Kythira Island




May 2, 2015

Here’s a brief discussion:

“You have a strategic decision to make,” observed my New York friend David L. when I told him of my upcoming journey to Athens and The Balkans.

“I have already made that decision,” I responded.  “As an alternative to sailing east from Athens to visit the ever popular Greek Islands, I am driving west to the Peloponnese peninsula.  I anticipate a destination of rich diversity and ample rewards.”

But, once on the Peloponnese, I cannot resist at least one island.  The Ionian island of Kythira is my choice.  (I had never heard of it.   Have you?)

At the southern port town of Neapolis, I drive my little car on to the Porfyrousa Ferry.  The ship-hand directs me into a cubbyhole of a space.  Huge tour buses and monstrous trucks lumber up the ramp and join me in the hold.

After the pleasant one-hour sail out of the Bay of Neapolis and across the Gulf of Laconia, I find my way across the island to the small town of Livadi and my little guest house where I plan to relax for a couple of quiet days.

I take an early morning stroll in the golden-green countryside. 

I visit the peaceful neighborhood church that displays an extensive collection of Byzantine art. 

Cats doze in the sun.

The highlight of my island idyll is the vigorous hike up to the ramparts of the Chora Castle that guards the southern tip of the island.  The vista of smooth blue sea is my reward and well worth the effort to reach the top.

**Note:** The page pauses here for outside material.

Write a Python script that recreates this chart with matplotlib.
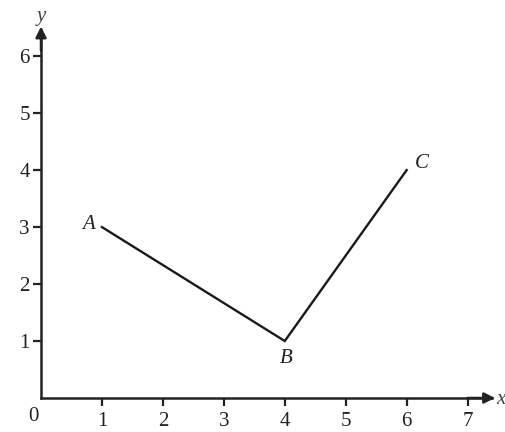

Hey, I know it’s not Santorini with its picturesque houses of blue and white.   It’s not Mykonos with its notorious nightlife.   It’s just my little (not so little) Kythira Island, favored by Greek tourists for its long history, strategic importance, a few blue and white houses, the un-crowded beach, and the (not so few) gift and antique shops.  

And now, at one of the shops, there’s another decision for me to make.  Do I negotiate for only one hand-painted, terracotta, antique plate?  Or two!